SET EXERCISE: Leaving out every picture, copy the lines of the data exactly, from the first through the line containing "pos_x = [2] * len(pos_values)".

* Begin COLLECTED MATERIAL *

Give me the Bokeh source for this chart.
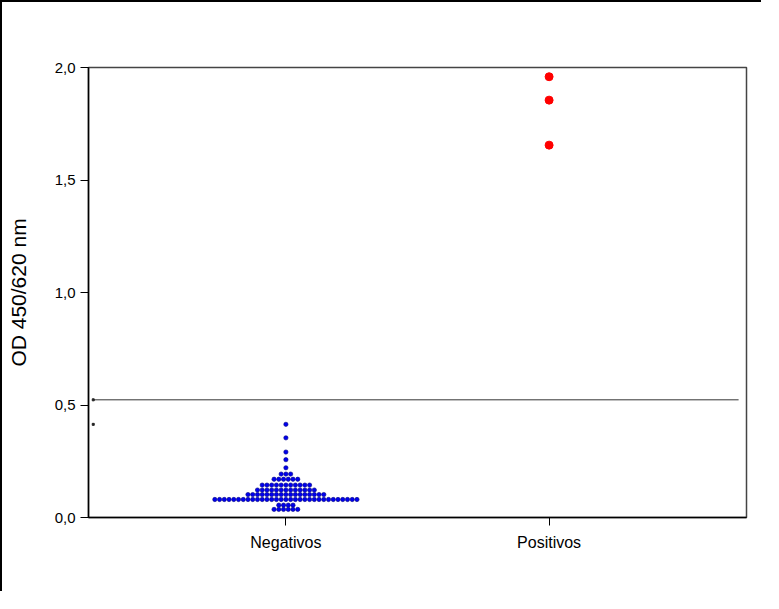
import numpy as np
from bokeh.plotting import figure
from bokeh.models import FixedTicker, CustomJSTickFormatter, Range1d
from bokeh.embed import file_html
from bokeh.resources import INLINE

# ---- data ----
categories = ["Negativos", "Positivos"]
neg_levels = [0.036, 0.055, 0.080, 0.102, 0.122, 0.144, 0.170, 0.193,
              0.221, 0.257, 0.291, 0.354, 0.414]
neg_counts = [6, 4, 31, 17, 13, 11, 6, 3, 1, 1, 1, 1, 1]
pos_values = [1.959, 1.855, 1.655]
cutoff = 0.523
y_ticks = [0.0, 0.5, 1.0, 1.5, 2.0]

# dot-plot layout: spread equal values side by side around the category
step = 0.018
neg_x, neg_y = [], []
for lv, n in zip(neg_levels, neg_counts):
    for i in range(n):
        neg_x.append(1 + (i - (n - 1) / 2) * step)
        neg_y.append(lv)
pos_x = [2] * len(pos_values)

FONT = "Liberation Sans"

p = figure(width=761, height=591, output_backend="svg", toolbar_location=None,
           x_range=Range1d(0.25, 2.75), y_range=Range1d(0, 2.0),
           min_border_left=86, min_border_top=65, min_border_right=17,
           min_border_bottom=76)
p.styles = {"border-left": "2px solid black", "border-top": "2px solid black"}

p.grid.visible = False
p.outline_line_color = "#444444"
p.outline_line_width = 1.5

# threshold line
x0 = p.x_range.start + 0.018
x1 = p.x_range.end - 0.03
p.line([x0, x1], [cutoff, cutoff], line_color="#333333", line_width=1)
p.scatter([x0, x0], [cutoff, max(neg_levels)], size=2, marker="square",
          color="#222222")

# points
p.scatter(neg_x, neg_y, size=4.3, fill_color="#0000ee", line_color="#000080",
          line_width=0.6)
p.scatter(pos_x, pos_values, size=8, fill_color="#ff0000", line_color="#ff0000")

# axes
p.yaxis.ticker = FixedTicker(ticks=y_ticks)
p.yaxis.formatter = CustomJSTickFormatter(code="return tick.toFixed(1).replace('.', ',');")
p.xaxis.ticker = FixedTicker(ticks=[1, 2])
p.xaxis.formatter = CustomJSTickFormatter(args=dict(cats=categories),
                                          code="return cats[Math.round(tick) - 1];")
for ax in (p.xaxis, p.yaxis):
    ax.major_tick_in = 0
    ax.major_tick_out = 8
    ax.minor_tick_line_color = None
    ax.major_label_text_font = FONT
    ax.major_label_text_color = "#000000"
    ax.axis_line_color = "#000000"
    ax.axis_line_width = 1.5
    ax.major_tick_line_color = "#000000"
p.yaxis.major_label_text_font_size = "15px"
p.xaxis.major_label_text_font_size = "16px"
p.yaxis.major_label_standoff = 5
p.xaxis.major_label_standoff = 8
p.yaxis.axis_label = "OD 450/620 nm"
p.yaxis.axis_label_text_font = FONT
p.yaxis.axis_label_text_font_style = "normal"
p.yaxis.axis_label_text_font_size = "21px"
p.yaxis.axis_label_text_color = "#000000"
p.yaxis.axis_label_standoff = 22

open("out.html", "w").write(file_html(p, INLINE))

* End COLLECTED MATERIAL *

RESPONSE TO THE EXERCISE:
Give me the Bokeh source for this chart.
import numpy as np
from bokeh.plotting import figure
from bokeh.models import FixedTicker, CustomJSTickFormatter, Range1d
from bokeh.embed import file_html
from bokeh.resources import INLINE

# ---- data ----
categories = ["Negativos", "Positivos"]
neg_levels = [0.036, 0.055, 0.080, 0.102, 0.122, 0.144, 0.170, 0.193,
              0.221, 0.257, 0.291, 0.354, 0.414]
neg_counts = [6, 4, 31, 17, 13, 11, 6, 3, 1, 1, 1, 1, 1]
pos_values = [1.959, 1.855, 1.655]
cutoff = 0.523
y_ticks = [0.0, 0.5, 1.0, 1.5, 2.0]

# dot-plot layout: spread equal values side by side around the category
step = 0.018
neg_x, neg_y = [], []
for lv, n in zip(neg_levels, neg_counts):
    for i in range(n):
        neg_x.append(1 + (i - (n - 1) / 2) * step)
        neg_y.append(lv)
pos_x = [2] * len(pos_values)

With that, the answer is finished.